Thursday, May 24, 2012

Now we are among God


Easter 7-B       May 20, 2012
Acts 1:15-26; Ps. 68:1-20
1 John 5:9-15; John 17:11b-19

This 7th Sunday of Easter is the Sunday after the Ascension: we remember this time, 40 days after the resurrection, as the first time Jesus is not around his disciples. Jesus will no longer just pop in unexpectedly. Jesus will deliver no more new sermons, heal no more sick people, teach us any more new lessons – Jesus in the flesh, that is. What the church, and what our lessons today tell us, though, is the miraculous truth: Jesus still has power in our lives, to comfort, to inspire, to bless, to protect. That’s what this passage from the Gospel of John reminds us. Jesus prays for his disciples – for us – that we might be close to God.
During the Easter season we celebrate Christ's victory over death and in the Ascension we celebrate his entering into heaven; the two are not identical.

The Ascension is the taking of our human nature into the territory where we were never allowed to go. Our created nature -- our kind of people -- were cast out of paradise, and God posted cherubim at the gates to keep us out. Now, with Christ, our status is raised higher than the angels.

These days after the Ascension are curious times for the disciples. They are not sure what will happen next. Their whole identity as a community of disciples – of followers – is up for grabs. They know what they are NOT, but do now yet know what they will BECOME. They have to figure out what the bounds of their community is, now that Jesus is no longer there to chastise them for keeping some people out, and to encourage them to bring other people in. It is a liminal time, a time on the boundary, a time when they are about the cross the threshold – the limen, in Latin – and see what happens when they start to tell the Good News about Jesus life and ministry, and it spreads like wild fire.

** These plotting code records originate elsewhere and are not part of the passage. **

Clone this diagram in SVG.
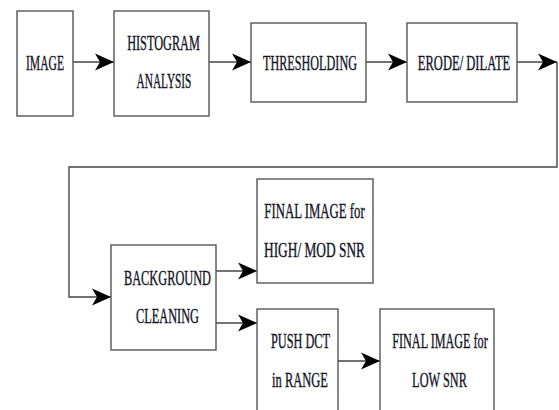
<svg xmlns="http://www.w3.org/2000/svg" width="559" height="410" viewBox="0 0 559 410">
<style>
.box{fill:#fff;stroke:#555;stroke-width:1.4}
.t{font-family:"Liberation Serif","DejaVu Serif",serif;font-size:22px;fill:#151525;stroke:#151525;stroke-width:0.4;text-anchor:middle}
.c{fill:none;stroke:#444;stroke-width:1.4}
</style>
<defs>
<marker id="ah" markerUnits="userSpaceOnUse" markerWidth="22" markerHeight="18" refX="19" refY="8.5" orient="auto" overflow="visible">
<path d="M0,0 L19,8.5 L0,17 L5,8.5 Z" fill="#000"/>
</marker>
</defs>
<rect width="559" height="410" fill="#fff"/>
<g id="connectors">
<path class="c" d="M73,62 H114" marker-end="url(#ah)"/>
<path class="c" d="M209,62 H251" marker-end="url(#ah)"/>
<path class="c" d="M366,62 H407" marker-end="url(#ah)"/>
<path class="c" d="M517,62 H557" marker-end="url(#ah)"/>
<path class="c" d="M557,62 V167 H69 V297 H111" marker-end="url(#ah)"/>
<path class="c" d="M216,271 H257" marker-end="url(#ah)"/>
<path class="c" d="M216,323 H257" marker-end="url(#ah)"/>
<path class="c" d="M338,361 H380" marker-end="url(#ah)"/>
</g>
<g id="image">
<rect class="box" x="17" y="11" width="56" height="105"/>
<text class="t" transform="translate(45,70) scale(0.527,1)">IMAGE</text>
</g>
<g id="histogram">
<rect class="box" x="114" y="11" width="95" height="105"/>
<text class="t" transform="translate(163.5,50) scale(0.558,1)">HISTOGRAM</text>
<text class="t" transform="translate(164,88) scale(0.515,1)">ANALYSIS</text>
</g>
<g id="thresholding">
<rect class="box" x="251" y="23" width="115" height="79"/>
<text class="t" transform="translate(310,70) scale(0.553,1)">THRESHOLDING</text>
</g>
<g id="erode">
<rect class="box" x="407" y="23" width="110" height="79"/>
<text class="t" transform="translate(464,70) scale(0.572,1)">ERODE/ DILATE</text>
</g>
<g id="background">
<rect class="box" x="111" y="245" width="105" height="105"/>
<text class="t" transform="translate(167.5,285) scale(0.561,1)">BACKGROUND</text>
<text class="t" transform="translate(167.5,323) scale(0.56,1)">CLEANING</text>
</g>
<g id="final-high">
<rect class="box" x="257" y="179" width="116" height="104"/>
<text class="t" transform="translate(314.5,218) scale(0.582,1)">FINAL IMAGE for</text>
<text class="t" transform="translate(314.5,257) scale(0.608,1)">HIGH/ MOD SNR</text>
</g>
<g id="push-dct">
<rect class="box" x="257" y="309" width="81" height="115"/>
<text class="t" transform="translate(300.5,348) scale(0.558,1)">PUSH DCT</text>
<text class="t" transform="translate(300,387) scale(0.569,1)">in RANGE</text>
</g>
<g id="final-low">
<rect class="box" x="380" y="309" width="114" height="115"/>
<text class="t" transform="translate(440,348) scale(0.553,1)">FINAL IMAGE for</text>
<text class="t" transform="translate(439.5,387) scale(0.559,1)">LOW SNR</text>
</g>
</svg>
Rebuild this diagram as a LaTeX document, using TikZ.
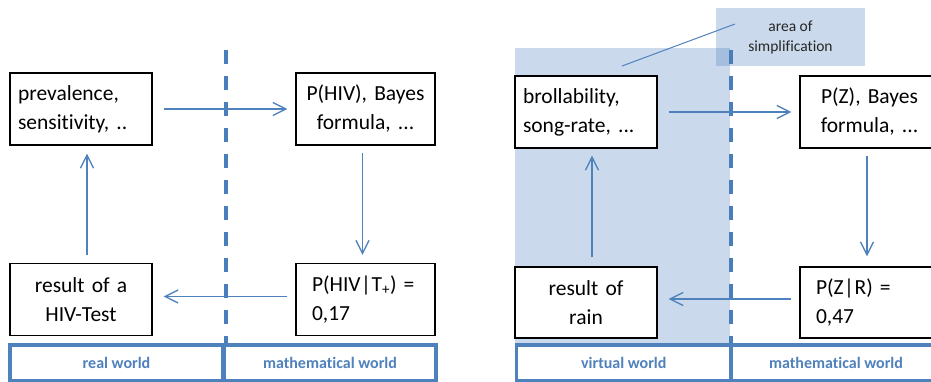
\documentclass[tikz,border=0pt]{standalone}
\usepackage{fontspec}
\setmainfont[Ligatures={NoCommon}]{Carlito}
\usetikzlibrary{arrows.meta,calc}
\definecolor{accent}{HTML}{4F81BD}
\definecolor{bardash}{HTML}{4A7EBB}
\begin{document}
\begin{tikzpicture}[x=1pt,y=-1pt,
  box/.style={draw=black, line width=1.4pt, fill=white, minimum width=142pt,
    minimum height=72pt, inner ysep=0pt, font=\fontsize{21.5}{29}\selectfont},
  flow/.style={draw=accent, line width=1.3pt, -{Straight Barb[length=13pt,width=13pt]}},
  divider/.style={draw=bardash, line width=3.6pt, dash pattern=on 14pt off 12pt},
  worldbox/.style={draw=accent, line width=3.5pt, fill=white, minimum height=36pt,
    inner sep=0pt, text=accent, font=\bfseries\fontsize{16}{18}\selectfont},
  shade/.style={fill=accent, fill opacity=0.3, text opacity=1}]
\clip (0,0) rectangle (931,381);
% shaded area of simplification
\fill[shade] (515,48) rectangle (730,381);
\node[shade, minimum width=149pt, minimum height=58pt, inner sep=0pt, align=center,
  text=black!85, font=\fontsize{15.5}{20}\selectfont] (callout) at (790.5,37) {area of\\simplification};
\coordinate (ctail) at (735,24);
\coordinate (chead) at (622,66);
\draw[accent, line width=1pt] (ctail) -- (chead);
% dashed dividers
\coordinate (d1t) at (226,50);
\coordinate (d1b) at (226,345);
\coordinate (d2t) at (731,50);
\coordinate (d2b) at (731,345);
\draw[divider] (d1t) -- (d1b);
\draw[divider] (d2t) -- (d2b);
% left panel boxes
\node[box, align=left, inner xsep=8pt, text width=126pt] (b1) at (81,109) {prevalence,\\sensitivity, ..};
\node[box, align=center, minimum width=139pt, text width=123pt] (b2) at (365.5,109) {P(HIV), Bayes\\formula, ...};
\node[box, align=center, text width=126pt] (b3) at (81,299.5) {result of a\\HIV-Test};
\node[box, align=left, minimum width=139pt, inner xsep=16pt, text width=107pt] (b4) at (365.5,299.5) {P(HIV\kern0.5pt|\kern0.5pt T\textsubscript{+})~=\\0,17};
% right panel boxes
\node[box, align=left, inner xsep=8pt, text width=126pt] (b5) at (586,112) {brollability,\\song-rate, ...};
\node[box, align=center, minimum width=139pt, text width=123pt] (b6) at (869.5,112) {P(Z), Bayes\\formula, ...};
\node[box, align=center, text width=126pt, minimum height=71pt] (b7) at (586,302.5) {result of\\rain};
\node[box, align=left, minimum width=139pt, minimum height=71pt, inner xsep=16pt, text width=107pt] (b8) at (869.5,302.5) {P(Z\kern0.5pt|\kern0.5pt R)~=\\0,47};
% left arrows
\draw[flow] ([xshift=11pt]b1.east) -- ([xshift=-8pt]b2.west);
\draw[flow] ([xshift=-3pt,yshift=-7pt]b2.south) -- ([xshift=-3pt,yshift=8pt]b4.north);
\draw[flow] ([xshift=-8pt,yshift=3pt]b4.west) -- ([xshift=11pt,yshift=3pt]b3.east);
\draw[flow] ([xshift=6pt,yshift=8pt]b3.north) -- ([xshift=6pt,yshift=-8pt]b1.south);
% right arrows
\draw[flow] ([xshift=11pt]b5.east) -- ([xshift=-8pt]b6.west);
\draw[flow] ([xshift=-2.5pt,yshift=-7pt]b6.south) -- ([xshift=-2.5pt,yshift=10pt]b8.north);
\draw[flow] ([xshift=-8pt,yshift=3.5pt]b8.west) -- ([xshift=11pt,yshift=3.5pt]b7.east);
\draw[flow] ([xshift=6pt,yshift=9pt]b7.north) -- ([xshift=6pt,yshift=-7pt]b5.south);
% world bars
\node[worldbox, minimum width=213pt] (w1) at (116.5,363) {real world};
\node[worldbox, minimum width=212pt] (w2) at (330,363) {mathematical world};
\node[worldbox, minimum width=214.5pt] (w3) at (623.75,363) {virtual world};
\node[worldbox, minimum width=210pt] (w4) at (836,363) {mathematical world};
\end{tikzpicture}
\end{document}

As the Gospel of John records these words, Jesus seems to be warning the disciples about “the world.” This place into which they are supposed to go, preaching and teaching and healing, also includes “the evil one,” or the evil powers which can threaten to destroy them and their mission. Jesus’ disciples have been given this special gift – they are “set apart” for this work and mission, but the question is, just how far apart? Does the Ascension of Jesus mean we must necessarily be “out of this world” in order to be a follower of Jesus?

We all know of religious communities who are convinced that they must do exactly that: that they must separate themselves from the world which is, if not outright evil, at least distracting, with its temptations and innovations. But Jesus’ words encourage the disciples’ “set-apartness” as something to help them, not to change them or separate them from the rest of the human race. To be set apart is to be holy, as holy water is holy – it is “not fresher, purer or cleaner than other water; it has simply been set apart and assigned a role that distinguishes it.”

So to be set apart means to be equipped for God’s mission. We had a terrific Sunday last week, with lots of people here who were new or infrequent visitors to our community. We are praying weekly for the various outreach and service ministries we are engaged in. We are working on ways we can tell that big world out there about the treasures of faith and fellowship that we have found here. We know that we are called to be doers of the Word, and we like to do that, big time.

But when Jesus encouraged his disciples to be “set apart” from the world, perhaps that included standing back sometimes from all that “doing” that the world needs from us. Jesus encourages us to set ourselves apart so we can be refreshed, so we can live a rhythm of life not as the world would have us live, but as God would have us live. So we can live a rhythm of life that builds in refreshment, that intentionally connects us to God through prayer, that provides us with time to listen to the words of Jesus. To be set apart is to know in our own lives the reality of the abundant life that Jesus promises to those who follow him.

On this Sunday after the Ascension we remember that not only is God among us, in the person of Jesus, but through the ascension of Jesus into heaven, WE are now among God. We don’t have to work anywhere near as hard as we think we have to work to understand this, to feel this, to live this. We can do all the work God would have us do not because we are particularly holy or good at it; we can do all that work because we know Jesus is there with us, encouraging us on, every step of the way.